8 responses to “Simon Bradstreet’s Body

  • Robert Albert

    Ironic that the remains location has fallen to obscurity just as those of the witch trials have. Do you know which Hathorne purchased the plot?

  • Tim Jenkins

    Amazing and odd. This purchase and sale family to remind me what goes on here says Pere Lachaise Unless you’re famous you’re eventually removed to an enormous mausoleum.

  • Brian Bixby

    Ownership rules vary for New England cemeteries. Many of the old ones were churchyards, and property title remained with the church or town, depending on how the Congregational/Unitarian split worked out.. But especially as you move forward in time, they are cemeteries owned by private corporations that sell lots, which lots can be resold, even if there are people buried in them. With concrete vaults being the norm for burial these days, hard to imagine who would buy a lot already filled with corpses, but one with some vacant space in a prestigious location?

    Another change over time is perpetual care. In the 19th century, the expectation, at least in my home town of Groton, was that the family kept up the lot. If you couldn’t be bothered, you paid the cemetery staff on an annual basis, hence “annual care,” or made a heftier payment for “perpetual care.” Over time, families moved away and/or stopped paying for annual care. The result was an unkempt cemetery, and the custodial staff began mowing those lots at a financial loss. So some decades ago, perpetual care became part of the standard price for a lot.

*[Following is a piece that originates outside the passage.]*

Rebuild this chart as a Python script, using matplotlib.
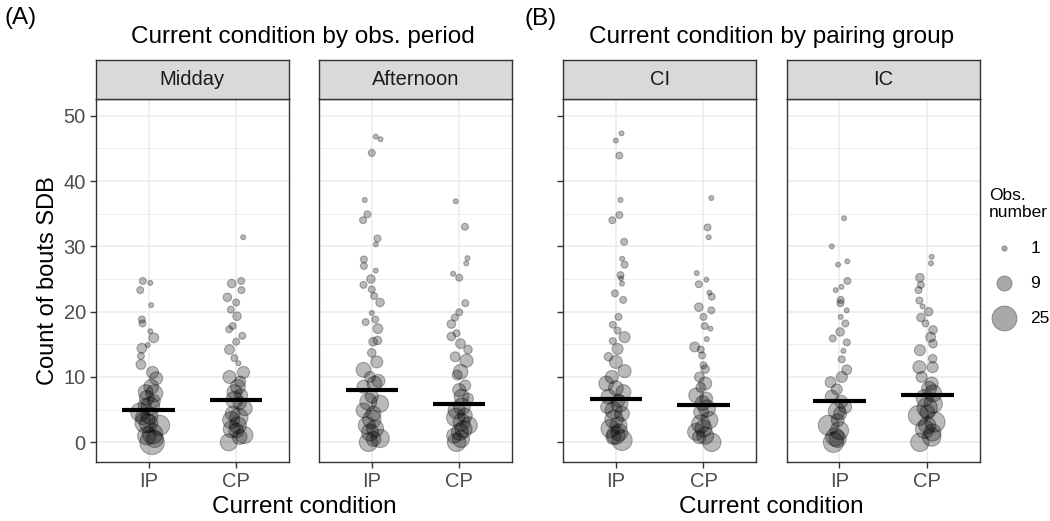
import matplotlib
matplotlib.use("Agg")
import matplotlib.pyplot as plt

# counts, horizontal jitter and obs. number per point
midday_ip_count = [24.7, 24.4, 23.3, 21.0, 18.8, 18.2, 17.0, 16.0, 14.9, 14.4, 13.2, 11.9, 10.7,
                   9.8, 7.7, 7.5, 6.3, 5.7, 4.6, 4.1, 3.8, 2.9, 2.6, 1.3, 0.0,
                   8.5, 5.5, 3.0, 1.0, 0.5, 6.8]
midday_ip_jitter = [-0.065, 0.02, -0.095, 0.03, -0.076, -0.07, 0.02, 0.06, -0.01, -0.076, -0.087, -0.087, 0.046,
                    0.087, -0.034, 0.065, 0.06, -0.045, -0.1, 0.01, -0.065, 0.0, 0.125, 0.046, 0.04,
                    0.03, 0.02, -0.04, -0.02, 0.07, -0.02]
midday_ip_obs = [2, 1, 2, 1, 2, 2, 1, 4, 1, 4, 2, 4, 6,
                 7, 9, 12, 7, 7, 14, 12, 9, 14, 17, 17, 25,
                 9, 14, 17, 14, 12, 9]

midday_cp_count = [31.4, 24.7, 24.3, 23.3, 22.2, 21.4, 20.3, 19.3, 17.8, 17.3, 16.3, 15.4, 14.2, 12.9,
                   12.1, 10.7, 10.0, 9.3, 7.7, 7.2, 6.0, 5.2, 4.4, 3.4, 2.6, 1.8, 1.1, 0.0,
                   8.5, 6.5, 3.8, 2.0, 0.8]
midday_cp_jitter = [0.08, 0.057, -0.05, 0.06, -0.1, 0.0, -0.06, 0.01, -0.04, -0.08, 0.07, 0.0, -0.076, -0.02,
                    0.027, 0.084, -0.076, 0.046, -0.02, 0.057, 0.04, 0.1, -0.04, -0.057, 0.02, 0.0, 0.095, -0.084,
                    0.02, -0.02, 0.03, -0.05, 0.04]
midday_cp_obs = [1, 2, 3, 2, 3, 2, 2, 3, 2, 2, 2, 2, 4, 2,
                 1, 6, 7, 5, 9, 7, 7, 9, 9, 12, 12, 9, 12, 12,
                 9, 12, 14, 12, 9]

afternoon_ip_count = [46.8, 46.4, 44.3, 37.1, 34.9, 34.0, 31.2, 30.3, 28.0, 27.0, 26.3, 25.0, 24.1, 23.4, 22.4,
                      21.4, 19.8, 18.8, 18.4, 17.4, 15.6, 15.4, 13.7, 12.3, 11.1, 10.0, 9.4, 8.5, 7.0, 5.9,
                      4.9, 4.4, 2.6, 2.1, 0.6, 0.0,
                      9.0, 6.2, 3.5, 1.5, 0.5]
afternoon_ip_jitter = [0.046, 0.1, 0.0, -0.08, -0.05, -0.1, 0.065, 0.046, -0.09, -0.09, 0.046, -0.01, -0.095, 0.0,
                       0.027, 0.095, 0.0, 0.04, -0.07, 0.07, 0.065, 0.015, 0.0, 0.057, -0.095, -0.02, 0.076,
                       -0.095, 0.0, 0.095, -0.095, 0.02, -0.057, 0.038, 0.095, -0.038,
                       0.03, -0.04, 0.0, -0.02, 0.02]
afternoon_ip_obs = [1, 1, 2, 1, 2, 2, 2, 1, 2, 2, 1, 3, 2, 2, 2,
                    3, 1, 2, 2, 4, 3, 3, 3, 6, 9, 5, 7, 7, 7, 12,
                    9, 9, 12, 12, 14, 14,
                    9, 12, 14, 12, 9]

afternoon_cp_count = [36.9, 33.0, 28.2, 27.4, 25.8, 25.2, 21.3, 19.9, 19.1, 18.1, 16.7, 16.2, 15.1, 14.2,
                      13.1, 12.5, 10.8, 10.3, 8.7, 7.0, 6.7, 4.9, 4.1, 3.1, 2.6, 1.6, 1.0, 0.0,
                      8.0, 5.5, 3.8, 2.0, 0.5]
afternoon_cp_jitter = [-0.04, 0.065, 0.095, 0.08, -0.07, 0.0, 0.07, 0.0, -0.05, -0.09, -0.03, -0.09, 0.015, 0.1,
                       -0.046, 0.084, 0.015, -0.023, 0.068, 0.027, 0.1, -0.03, 0.065, 0.027, 0.11, 0.008,
                       -0.06, -0.03,
                       0.0, 0.03, -0.04, 0.05, 0.02]
afternoon_cp_obs = [1, 2, 1, 1, 1, 2, 2, 2, 2, 3, 2, 3, 4, 3,
                    4, 7, 9, 4, 5, 9, 5, 12, 9, 12, 12, 12, 9, 14,
                    7, 12, 14, 12, 12]

ci_ip_count = [47.3, 46.2, 43.9, 37.1, 34.8, 34.0, 30.7, 28.1, 27.2, 25.6, 25.1, 24.3, 22.8, 21.8, 19.2,
               18.0, 17.1, 16.1, 15.5, 14.3, 13.1, 12.3, 10.9, 10.0, 9.0, 7.7, 7.0, 6.4, 5.4, 4.9,
               4.4, 2.6, 2.1, 1.1, 0.3,
               8.3, 5.9, 3.5, 1.5, 0.8]
ci_ip_jitter = [0.065, 0.0, 0.04, 0.053, 0.04, -0.04, 0.095, 0.072, 0.1, 0.053, 0.06, 0.07, -0.01, 0.084, 0.03,
                -0.034, 0.02, 0.1, -0.034, 0.02, -0.084, 0.0, 0.1, -0.046, -0.11, 0.087, -0.084, 0.03, -0.1,
                -0.027, 0.07, 0.03, -0.065, 0.0, 0.07,
                0.0, 0.04, -0.02, 0.04, -0.03]
ci_ip_obs = [1, 1, 2, 1, 2, 2, 2, 1, 2, 2, 1, 1, 2, 2, 2,
             2, 2, 5, 2, 5, 3, 7, 7, 7, 9, 9, 9, 7, 7, 12,
             9, 12, 14, 14, 17,
             9, 12, 14, 12, 9]

ci_cp_count = [37.4, 32.9, 31.4, 25.9, 24.9, 24.2, 22.9, 22.3, 20.7, 20.2, 19.2, 17.8, 17.4, 15.8, 14.6,
               14.2, 13.3, 11.8, 11.2, 10.0, 8.4, 7.2, 6.7, 4.6, 3.4, 2.1, 1.6, 0.8, 0.0,
               9.0, 6.0, 5.2, 2.8, 1.0]
ci_cp_jitter = [0.09, 0.046, 0.06, -0.076, 0.034, -0.053, 0.068, 0.095, -0.053, 0.09, 0.0, 0.015, 0.08, 0.038,
                -0.1, -0.03, -0.015, 0.0, 0.02, -0.046, -0.03, -0.084, 0.03, -0.027, 0.068, 0.0, -0.084,
                -0.05, 0.095,
                0.02, -0.01, 0.04, -0.03, 0.02]
ci_cp_obs = [1, 2, 1, 1, 1, 2, 1, 2, 3, 2, 2, 2, 1, 1, 4,
             2, 2, 2, 3, 4, 4, 9, 7, 9, 12, 12, 12, 7, 14,
             7, 9, 12, 14, 12]

ic_ip_count = [34.3, 30.0, 27.7, 27.2, 24.7, 23.8, 23.3, 21.8, 21.3, 20.2, 19.2, 18.2, 16.9, 15.9, 15.3,
               14.0, 12.7, 11.1, 10.0, 9.2, 8.1, 7.0, 5.4, 4.4, 3.4, 2.6, 0.8, 0.0,
               6.2, 4.8, 1.8, 0.5]
ic_ip_jitter = [0.053, -0.087, 0.09, -0.015, 0.09, 0.023, -0.042, 0.015, 0.011, 0.084, 0.015, 0.068, 0.008,
                -0.076, 0.084, 0.046, 0.027, 0.084, 0.027, -0.1, -0.03, -0.087, 0.065, 0.008, -0.02, -0.125,
                -0.05, -0.068,
                0.02, -0.03, 0.0, -0.02]
ic_ip_obs = [1, 1, 1, 1, 2, 1, 1, 2, 2, 1, 1, 2, 3, 2, 2,
             1, 2, 4, 5, 5, 5, 7, 7, 7, 7, 17, 14, 17,
             7, 12, 14, 12]

ic_cp_count = [28.4, 27.4, 25.2, 24.1, 23.3, 21.7, 20.8, 20.0, 19.1, 18.2, 17.2, 16.1, 15.1, 14.1, 12.8,
               11.5, 11.5, 10.0, 9.0, 7.5, 5.9, 4.6, 4.1, 3.1, 2.6, 0.8, 0.0,
               8.2, 6.8, 5.3, 2.0, 1.5]
ic_cp_jitter = [0.05, 0.042, -0.084, -0.072, -0.1, -0.09, -0.053, 0.015, -0.072, -0.02, 0.065, 0.038, 0.065,
                -0.084, 0.061, -0.09, 0.061, -0.065, 0.05, 0.068, 0.068, 0.0, -0.1, 0.087, 0.0, 0.05, -0.084,
                0.02, -0.03, 0.0, -0.03, 0.06]
ic_cp_obs = [1, 1, 3, 2, 2, 2, 1, 3, 3, 2, 3, 4, 3, 5, 3,
             7, 5, 5, 7, 12, 14, 9, 17, 17, 12, 14, 14,
             9, 12, 17, 14, 12]

# horizontal bars (model estimates) per facet, IP then CP
midday_means = [5.0, 6.5]
afternoon_means = [8.0, 5.9]
ci_means = [6.6, 5.7]
ic_means = [6.3, 7.3]

conditions = ["IP", "CP"]
legend_obs = [1, 9, 25]

W, H = 1050, 521
DARK = "#333333"


def px_box(x0, y0, x1, y1):
    return [x0 / W, 1 - y1 / H, (x1 - x0) / W, (y1 - y0) / H]


def draw_facet(fig, box, label, ip, cp, means, yticks, ylabels):
    x0, x1 = box
    ax = fig.add_axes(px_box(x0, 99, x1, 461.7))
    for pos, (count, jitter, obs) in zip([1, 2], [ip, cp]):
        ax.scatter([pos + j for j in jitter], count, s=[12.5 * o for o in obs],
                   facecolors=(0, 0, 0, 0.27), edgecolors=(0, 0, 0, 0.30), linewidths=0.8, zorder=3)
    ax.hlines(means, [1 - 0.3, 2 - 0.3], [1 + 0.3, 2 + 0.3], colors="black", linewidth=3.0, zorder=4)

    ax.set_xlim(0.4, 2.6)
    ax.set_ylim(-2.97, 52.56)
    ax.set_xticks([1, 2])
    ax.set_xticklabels(conditions)
    ax.set_yticks([0, 10, 20, 30, 40, 50])
    ax.set_yticks([5, 15, 25, 35, 45], minor=True)
    ax.grid(which="major", color="#EBEBEB", linewidth=1.1, zorder=0)
    ax.grid(which="minor", axis="y", color="#EBEBEB", linewidth=0.6, zorder=0)
    ax.set_axisbelow(True)
    for sp in ax.spines.values():
        sp.set_color(DARK)
        sp.set_linewidth(1.0)
    ax.tick_params(axis="x", length=4.3, width=1.0, color=DARK, labelsize=14.5, labelcolor="#4D4D4D", pad=3)
    ax.tick_params(axis="y", which="major", length=4.3 if yticks else 0, width=1.0, color=DARK,
                   labelsize=14.5, labelcolor="#4D4D4D", labelleft=ylabels, pad=3)
    ax.tick_params(axis="y", which="minor", length=0)

    sax = fig.add_axes(px_box(x0, 60, x1, 99))
    sax.set_facecolor("#D9D9D9")
    sax.set_xticks([])
    sax.set_yticks([])
    for sp in sax.spines.values():
        sp.set_color(DARK)
        sp.set_linewidth(1.0)
    sax.text(0.5, 0.5, label, ha="center", va="center", fontsize=14.5, color="#1A1A1A",
             transform=sax.transAxes)
    return ax


if __name__ == "__main__":
    plt.rcParams["font.family"] = ["Liberation Sans", "DejaVu Sans"]
    fig = plt.figure(figsize=(W / 100, H / 100), dpi=100)

    ax = draw_facet(fig, (96, 288.7), "Midday",
                    (midday_ip_count, midday_ip_jitter, midday_ip_obs),
                    (midday_cp_count, midday_cp_jitter, midday_cp_obs), midday_means, True, True)
    ax.set_ylabel("Count of bouts SDB", fontsize=17, labelpad=3)
    draw_facet(fig, (319.3, 511.7), "Afternoon",
               (afternoon_ip_count, afternoon_ip_jitter, afternoon_ip_obs),
               (afternoon_cp_count, afternoon_cp_jitter, afternoon_cp_obs), afternoon_means, False, False)
    draw_facet(fig, (563.3, 756), "CI",
               (ci_ip_count, ci_ip_jitter, ci_ip_obs),
               (ci_cp_count, ci_cp_jitter, ci_cp_obs), ci_means, True, False)
    draw_facet(fig, (786.7, 980), "IC",
               (ic_ip_count, ic_ip_jitter, ic_ip_obs),
               (ic_cp_count, ic_cp_jitter, ic_cp_obs), ic_means, False, False)

    fig.text(4 / W, 1 - 18 / H, "(A)", fontsize=17.5, ha="left", va="center")
    fig.text(524 / W, 1 - 19 / H, "(B)", fontsize=17.5, ha="left", va="center")
    fig.text(303 / W, 1 - 37 / H, "Current condition by obs. period", fontsize=17.5, ha="center", va="center")
    fig.text(771.6 / W, 1 - 37 / H, "Current condition by pairing group", fontsize=17.5, ha="center", va="center")
    fig.text(304 / W, 1 - 507 / H, "Current condition", fontsize=17.5, ha="center", va="center")
    fig.text(771.6 / W, 1 - 507 / H, "Current condition", fontsize=17.5, ha="center", va="center")

    handles = [plt.scatter([], [], s=12.5 * v, facecolors="#A9A9A9", edgecolors="#8C8C8C", linewidths=0.8)
               for v in legend_obs]
    fig.legend(handles, [str(v) for v in legend_obs], title="Obs.\nnumber", loc="upper left",
               bbox_to_anchor=(987 / W, 1 - 188 / H), frameon=False, fontsize=12.5, title_fontsize=12.5,
               labelspacing=1.15, handletextpad=0.5, borderpad=0, borderaxespad=0)

    fig.savefig("out.png", dpi=100)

    Again, my hometown’s “new” cemetery assumes that any lot not specifically bequeathed in a will to a particular heir, is jointly owned by all heirs . . . which after a generation or two makes its resale impossible. Thanks to that, I could by rights be buried in any one of three (possibly four) lots, if I so chose: my parents’, my paternal grandfather’s, or my paternal great-grandfather’s. The latter, like your Bradstreet lot, has a cenotaph, in that case for a cousin who turned missionary, and died and was buried in Shanghai in the 1920s.

    • daseger

      Wow, Brian–I have to say this is whole story is completely new territory for me. I assumed graves would be SACRED. Obviously that was not the case—this lot was sold in the 18th century–not even the 19th! And Rantoul makes a case for Bradstreets being all around so why weren’t they taking care? This is like the third strange case I’ve come across involving the Charter Street cemetery–someone needs to dig deep!

      • Brian Bixby

        Fisher citing David Stannard, “The Puritan Way of Death,” argues that the Puritans had little regard for the mortal remains, and that early burials had little in the way of ceremony.

        Which makes sense of the death’s head art on the gravestones and the Puritan contempt for the body. They might not much have cared what happened to bodies in a tomb; who cares if they’re anonymously reburied elsewhere?
        The cult of mourning in New England really seems to be a 19th century development, and goes hand in hand with the garden cemetery.THEY would have had fits if a body was exhumed.

        How is it that Col. Pickman (whom I had to look up) owned the Bradstreet tomb? Was he an heir/descendant?

      • daseger

        It always seems like we have to blast through the damn 19th century to get to the truth! I don’t know about Pickman’s role–everything is locked in the Phillips Library.